┏━━

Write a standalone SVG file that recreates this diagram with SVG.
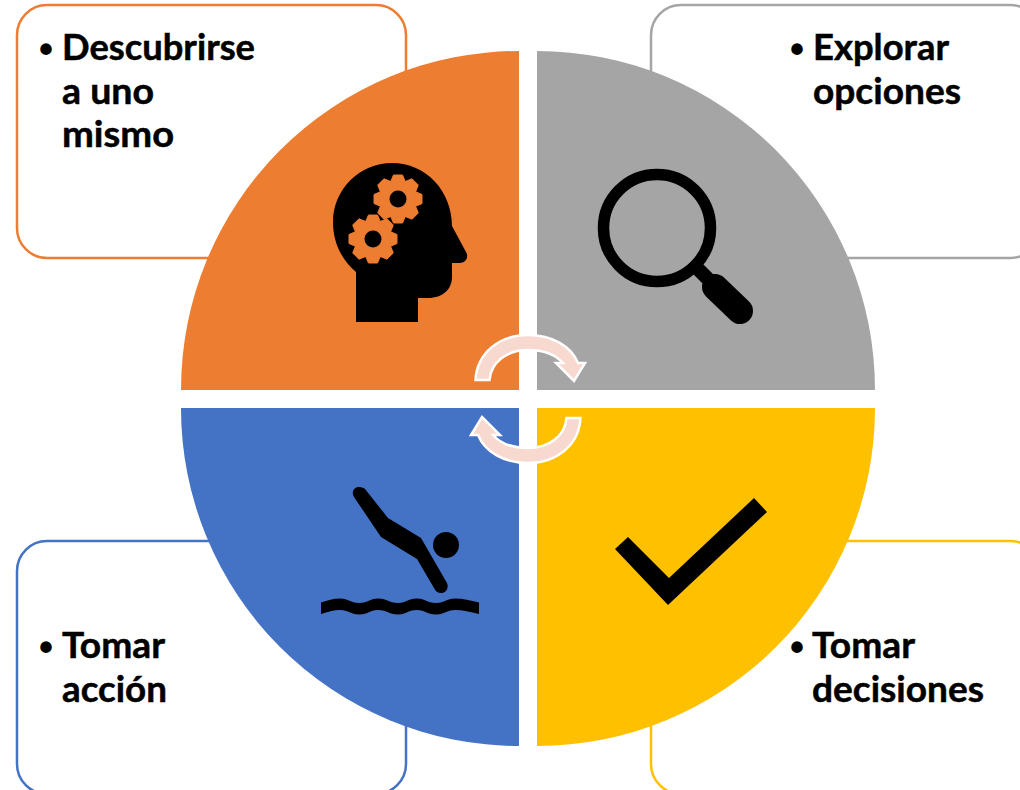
<svg xmlns="http://www.w3.org/2000/svg" width="1020" height="790" viewBox="0 0 1020 790">
<style>
.card{fill:#fff;stroke-width:2.5}
.t{font-family:"Lato","Liberation Sans",sans-serif;font-weight:700;font-size:36.3px;fill:#000;stroke:#000;stroke-width:.5}
.b{font-family:"Liberation Sans",sans-serif;font-weight:700;font-size:40px;fill:#000}
.arrow{fill:#F8D9CF;stroke:#fff;stroke-width:2.5;stroke-linejoin:miter}
</style>
<defs>
<path id="tooth" d="M-4.5,-24 H4.5 L7.5,-17 H-7.5 Z" fill="#ED7D31" stroke="#ED7D31" stroke-width="1" stroke-linejoin="round"/>
<g id="gear">
<circle r="18.5" fill="#ED7D31"/>
<use href="#tooth"/>
<use href="#tooth" transform="rotate(45)"/>
<use href="#tooth" transform="rotate(90)"/>
<use href="#tooth" transform="rotate(135)"/>
<use href="#tooth" transform="rotate(180)"/>
<use href="#tooth" transform="rotate(225)"/>
<use href="#tooth" transform="rotate(270)"/>
<use href="#tooth" transform="rotate(315)"/>
<circle r="8.5" fill="#000"/>
</g>
<path id="turn" class="arrow" d="M475.5,380 C477,353 499,335 528,335 C552,335 571,346 578,363 L585,363 L574,381 L556,363 L563,363 C556,355 545,350 528,350 C507,350 491,362 489.5,380 Z"/>
</defs>
<rect width="1020" height="790" fill="#fff"/>
<g id="node-descubrirse">
<rect class="card" x="17" y="5" width="389" height="253" rx="30" stroke="#ED7D31"/>
<path d="M519,390 H181 A338,339 0 0 1 519,51 Z" fill="#ED7D31"/>
<path d="M356,322 H418 V298 H428 C443,298 452,289 452,277 V263 H460 C466,263 469,257 466,252 L452,226 C452,191 426,163 392,163 C359,163 333,190 333,222 C333,243 342,260 356,272 Z" fill="#000"/>
<use href="#gear" x="398" y="199"/>
<use href="#gear" x="373" y="239"/>
<text class="b" x="39" y="63">•</text>
<text class="t" x="62" y="60" textLength="193" lengthAdjust="spacingAndGlyphs">Descubrirse</text>
<text class="t" x="62" y="104" textLength="92" lengthAdjust="spacingAndGlyphs">a uno</text>
<text class="t" x="62" y="147" textLength="112" lengthAdjust="spacingAndGlyphs">mismo</text>
</g>
<g id="node-explorar">
<rect class="card" x="651" y="5" width="389" height="253" rx="30" stroke="#A5A5A5"/>
<path d="M537,390 H875 A338,339 0 0 0 537,51 Z" fill="#A5A5A5"/>
<circle cx="657" cy="228" r="53.5" fill="none" stroke="#000" stroke-width="11.5"/>
<path d="M697,268 L716,287" stroke="#000" stroke-width="14" fill="none"/>
<path d="M715,287 L740,311" stroke="#000" stroke-width="26" stroke-linecap="round" fill="none"/>
<text class="b" x="790" y="63">•</text>
<text class="t" x="813" y="60" textLength="136" lengthAdjust="spacingAndGlyphs">Explorar</text>
<text class="t" x="813" y="104" textLength="148" lengthAdjust="spacingAndGlyphs">opciones</text>
</g>
<g id="node-decisiones">
<rect class="card" x="651" y="541" width="389" height="253" rx="30" stroke="#FFC000"/>
<path d="M537,408 H875 A338,338 0 0 1 537,746 Z" fill="#FFC000"/>
<path d="M628,537 L615,549 L668,605 L767,512 L754,498 L669,578 Z" fill="#000"/>
<text class="b" x="790" y="661">•</text>
<text class="t" x="812" y="658" textLength="103" lengthAdjust="spacingAndGlyphs">Tomar</text>
<text class="t" x="812" y="702" textLength="172" lengthAdjust="spacingAndGlyphs">decisiones</text>
</g>
<g id="node-accion">
<rect class="card" x="17" y="541" width="389" height="253" rx="30" stroke="#4472C4"/>
<path d="M519,408 H181 A338,338 0 0 0 519,746 Z" fill="#4472C4"/>
<path d="M354,497 C351,492 354,487 359,487 C362,487 364,488 365,489 L388,518 L421,538 L447,583 C449,588 446,593 441,593 C438,593 435,591 434,588 L417,559 L381,537 Z" fill="#000"/>
<circle cx="446" cy="545" r="13" fill="#000"/>
<path d="M321,602.5 C328,600.5 333,598.5 340,598.5 C349,598.5 350,603 359,603 C369,603 369,598.5 378,598.5 C388,598.5 388,603 398,603 C407,603 407,598.5 417,598.5 C426,598.5 426,603 436,603 C445,603 446,598.5 455,598.5 C463,598.5 470,600.5 479,602.5 V614 C470,612 463,610 455,610 C446,610 445,614.5 436,614.5 C426,614.5 426,610 417,610 C407,610 407,614.5 398,614.5 C388,614.5 388,610 378,610 C369,610 369,614.5 359,614.5 C350,614.5 349,610 340,610 C333,610 328,612 321,614 Z" fill="#000"/>
<text class="b" x="39" y="661">•</text>
<text class="t" x="62" y="658" textLength="103" lengthAdjust="spacingAndGlyphs">Tomar</text>
<text class="t" x="62" y="702" textLength="105" lengthAdjust="spacingAndGlyphs">acción</text>
</g>
<g id="connectors">
<use href="#turn"/>
<use href="#turn" transform="rotate(180 528 399)"/>
</g>
</svg>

┗━━

Omitting all images, print the listing exactly.

Write a standalone SVG file that recreates this diagram with SVG.
<svg xmlns="http://www.w3.org/2000/svg" width="1020" height="790" viewBox="0 0 1020 790">
<style>
.card{fill:#fff;stroke-width:2.5}
.t{font-family:"Lato","Liberation Sans",sans-serif;font-weight:700;font-size:36.3px;fill:#000;stroke:#000;stroke-width:.5}
.b{font-family:"Liberation Sans",sans-serif;font-weight:700;font-size:40px;fill:#000}
.arrow{fill:#F8D9CF;stroke:#fff;stroke-width:2.5;stroke-linejoin:miter}
</style>
<defs>
<path id="tooth" d="M-4.5,-24 H4.5 L7.5,-17 H-7.5 Z" fill="#ED7D31" stroke="#ED7D31" stroke-width="1" stroke-linejoin="round"/>
<g id="gear">
<circle r="18.5" fill="#ED7D31"/>
<use href="#tooth"/>
<use href="#tooth" transform="rotate(45)"/>
<use href="#tooth" transform="rotate(90)"/>
<use href="#tooth" transform="rotate(135)"/>
<use href="#tooth" transform="rotate(180)"/>
<use href="#tooth" transform="rotate(225)"/>
<use href="#tooth" transform="rotate(270)"/>
<use href="#tooth" transform="rotate(315)"/>
<circle r="8.5" fill="#000"/>
</g>
<path id="turn" class="arrow" d="M475.5,380 C477,353 499,335 528,335 C552,335 571,346 578,363 L585,363 L574,381 L556,363 L563,363 C556,355 545,350 528,350 C507,350 491,362 489.5,380 Z"/>
</defs>
<rect width="1020" height="790" fill="#fff"/>
<g id="node-descubrirse">
<rect class="card" x="17" y="5" width="389" height="253" rx="30" stroke="#ED7D31"/>
<path d="M519,390 H181 A338,339 0 0 1 519,51 Z" fill="#ED7D31"/>
<path d="M356,322 H418 V298 H428 C443,298 452,289 452,277 V263 H460 C466,263 469,257 466,252 L452,226 C452,191 426,163 392,163 C359,163 333,190 333,222 C333,243 342,260 356,272 Z" fill="#000"/>
<use href="#gear" x="398" y="199"/>
<use href="#gear" x="373" y="239"/>
<text class="b" x="39" y="63">•</text>
<text class="t" x="62" y="60" textLength="193" lengthAdjust="spacingAndGlyphs">Descubrirse</text>
<text class="t" x="62" y="104" textLength="92" lengthAdjust="spacingAndGlyphs">a uno</text>
<text class="t" x="62" y="147" textLength="112" lengthAdjust="spacingAndGlyphs">mismo</text>
</g>
<g id="node-explorar">
<rect class="card" x="651" y="5" width="389" height="253" rx="30" stroke="#A5A5A5"/>
<path d="M537,390 H875 A338,339 0 0 0 537,51 Z" fill="#A5A5A5"/>
<circle cx="657" cy="228" r="53.5" fill="none" stroke="#000" stroke-width="11.5"/>
<path d="M697,268 L716,287" stroke="#000" stroke-width="14" fill="none"/>
<path d="M715,287 L740,311" stroke="#000" stroke-width="26" stroke-linecap="round" fill="none"/>
<text class="b" x="790" y="63">•</text>
<text class="t" x="813" y="60" textLength="136" lengthAdjust="spacingAndGlyphs">Explorar</text>
<text class="t" x="813" y="104" textLength="148" lengthAdjust="spacingAndGlyphs">opciones</text>
</g>
<g id="node-decisiones">
<rect class="card" x="651" y="541" width="389" height="253" rx="30" stroke="#FFC000"/>
<path d="M537,408 H875 A338,338 0 0 1 537,746 Z" fill="#FFC000"/>
<path d="M628,537 L615,549 L668,605 L767,512 L754,498 L669,578 Z" fill="#000"/>
<text class="b" x="790" y="661">•</text>
<text class="t" x="812" y="658" textLength="103" lengthAdjust="spacingAndGlyphs">Tomar</text>
<text class="t" x="812" y="702" textLength="172" lengthAdjust="spacingAndGlyphs">decisiones</text>
</g>
<g id="node-accion">
<rect class="card" x="17" y="541" width="389" height="253" rx="30" stroke="#4472C4"/>
<path d="M519,408 H181 A338,338 0 0 0 519,746 Z" fill="#4472C4"/>
<path d="M354,497 C351,492 354,487 359,487 C362,487 364,488 365,489 L388,518 L421,538 L447,583 C449,588 446,593 441,593 C438,593 435,591 434,588 L417,559 L381,537 Z" fill="#000"/>
<circle cx="446" cy="545" r="13" fill="#000"/>
<path d="M321,602.5 C328,600.5 333,598.5 340,598.5 C349,598.5 350,603 359,603 C369,603 369,598.5 378,598.5 C388,598.5 388,603 398,603 C407,603 407,598.5 417,598.5 C426,598.5 426,603 436,603 C445,603 446,598.5 455,598.5 C463,598.5 470,600.5 479,602.5 V614 C470,612 463,610 455,610 C446,610 445,614.5 436,614.5 C426,614.5 426,610 417,610 C407,610 407,614.5 398,614.5 C388,614.5 388,610 378,610 C369,610 369,614.5 359,614.5 C350,614.5 349,610 340,610 C333,610 328,612 321,614 Z" fill="#000"/>
<text class="b" x="39" y="661">•</text>
<text class="t" x="62" y="658" textLength="103" lengthAdjust="spacingAndGlyphs">Tomar</text>
<text class="t" x="62" y="702" textLength="105" lengthAdjust="spacingAndGlyphs">acción</text>
</g>
<g id="connectors">
<use href="#turn"/>
<use href="#turn" transform="rotate(180 528 399)"/>
</g>
</svg>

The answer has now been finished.